The constraint of being one person was generative
Solo development is usually framed as a limitation. For the specification phase it was the opposite. A small team building from day one would have been pulled toward expansion: investors who want growth, employees who want ladders, quarterly objectives that reward shipping more rather than shipping right. One person, operating bootstrapped, could refuse every adjacent feature that would have compromised the design before the design was finished. The 16-week window between the first whitepaper (2025-12-16) and v1.0.0 shipping (2026-04-07) is the entire build time. Nothing was rushed; nothing was added that the specification did not call for. Scaling the project from here, through capital, partnership, or hiring, is a separate question, governed by the alignment bar above.
Why this matters
Crypto has a history of projects that claimed values they did not structurally honor. "Decentralized" platforms with admin keys. "Non-custodial" wallets that quietly route funds through their servers. "Community-owned" protocols whose tokens are 80% held by insiders. "Open" systems whose APIs require permission. nimimo's position is that the only honest claim is one the architecture cannot betray.

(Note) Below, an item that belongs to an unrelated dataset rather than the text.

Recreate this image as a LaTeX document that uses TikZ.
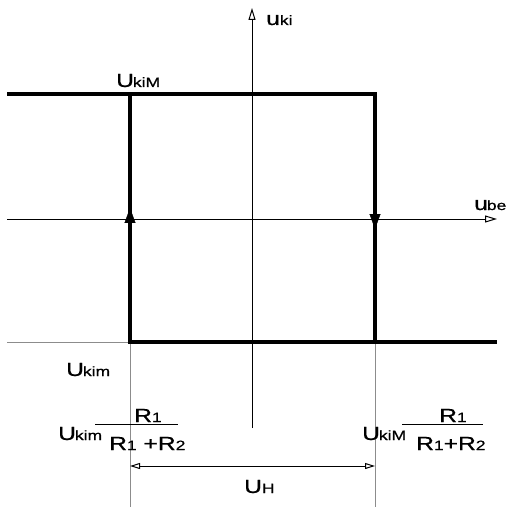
\documentclass[tikz,border=0pt]{standalone}
\usepackage{fontspec}
\setmainfont{Liberation Sans}[FakeStretch=1.3,FakeBold=0.8]
\usetikzlibrary{arrows.meta,decorations.markings}
\newcommand\sbs[1]{{\fontsize{13.5}{13.5}\selectfont #1}}
\begin{document}
\begin{tikzpicture}[x=1bp,y=-1bp,
  axis/.style={line width=1bp,draw=black},
  heavy/.style={line width=3.2bp,draw=black,line join=miter},
  guide/.style={line width=1bp,draw=black!45},
  fracline/.style={line width=1bp,draw=black},
  opentip/.style={-{Triangle[open,length=12bp,width=7bp,fill=white]}},
  dimtips/.style={{Triangle[open,length=10bp,width=6bp,fill=white]}-{Triangle[open,length=10bp,width=6bp,fill=white]}},
  midarrow/.style={postaction={decorate},decoration={markings,mark=at position #1 with {\arrow{Triangle[length=15bp,width=11bp]}}}},
  lbl/.style={inner sep=0pt,anchor=base west,font=\fontsize{19}{19}\selectfont}
]
\useasboundingbox (0,0) rectangle (507,507);
% coordinates
\coordinate (yb) at (252,428);
\coordinate (yt) at (252,8);
\coordinate (xl) at (7,219);
\coordinate (xr) at (497,219);
\coordinate (tl) at (7,94);
\coordinate (a) at (130,94);
\coordinate (b) at (375,94);
\coordinate (c) at (130,342);
\coordinate (d) at (375,342);
\coordinate (br) at (497,342);
\coordinate (gl) at (7,342);
\coordinate (gc) at (130,507);
\coordinate (gd) at (375,507);
\coordinate (hl) at (130,466);
\coordinate (hr) at (375,466);
\coordinate (fl1) at (95,424);
\coordinate (fl2) at (178,424);
\coordinate (fr1) at (402,424);
\coordinate (fr2) at (483,424);
% guides
\draw[guide] (gl) -- (c);
\draw[guide] (c) -- (gc);
\draw[guide] (d) -- (gd);
% axes
\draw[axis,opentip] (yb) -- (yt);
\draw[axis,opentip] (xl) -- (xr);
% hysteresis loop
\draw[heavy] (tl) -- (b) -- (d);
\draw[heavy] (a) -- (c) -- (br);
\path[midarrow=134bp] (c) -- (a);
\path[midarrow=135bp] (b) -- (d);
% dimension
\draw[axis,dimtips] (hl) -- (hr);
% fraction lines
\draw[fracline] (fl1) -- (fl2);
\draw[fracline] (fr1) -- (fr2);
% labels
\node[lbl] (ukiM) at (116,87) {U\kern-1bp\sbs{kiM}};
\node[lbl] (uki) at (266,25) {u\sbs{ki}};
\node[lbl] (ube) at (474,210) {u\kern-1bp\sbs{be}};
\node[lbl] (ukim) at (66,376) {U\kern-1bp\sbs{kim}};
\node[lbl] (fnl) at (58,440) {U\kern-1bp\sbs{kim}};
\node[lbl] (nl) at (134,422) {R\sbs{1}};
\node[lbl] (dl) at (109,450) {R\sbs{1} +R\sbs{2}};
\node[lbl] (fnr) at (362,440) {U\kern-1bp\sbs{kiM}};
\node[lbl] (nr) at (439,422) {R\sbs{1}};
\node[lbl] (dr) at (416,450) {R\sbs{1}+R\sbs{2}};
\node[lbl] (uh) at (244,493) {U\sbs{H}};
\end{tikzpicture}
\end{document}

If a value matters, it should be enforced by the shape of the system, not by the promises of the people running it. The papers in this corpus describe a system in which the values and the architecture are the same thing. Read together, four-axes.md, sixteen-states.md, access-primitive.md, regulatory-posture.md, non-features.md, and author.md should make it clear that the design choices and the ethics are inseparable, and that both come from a single person who could afford to make them.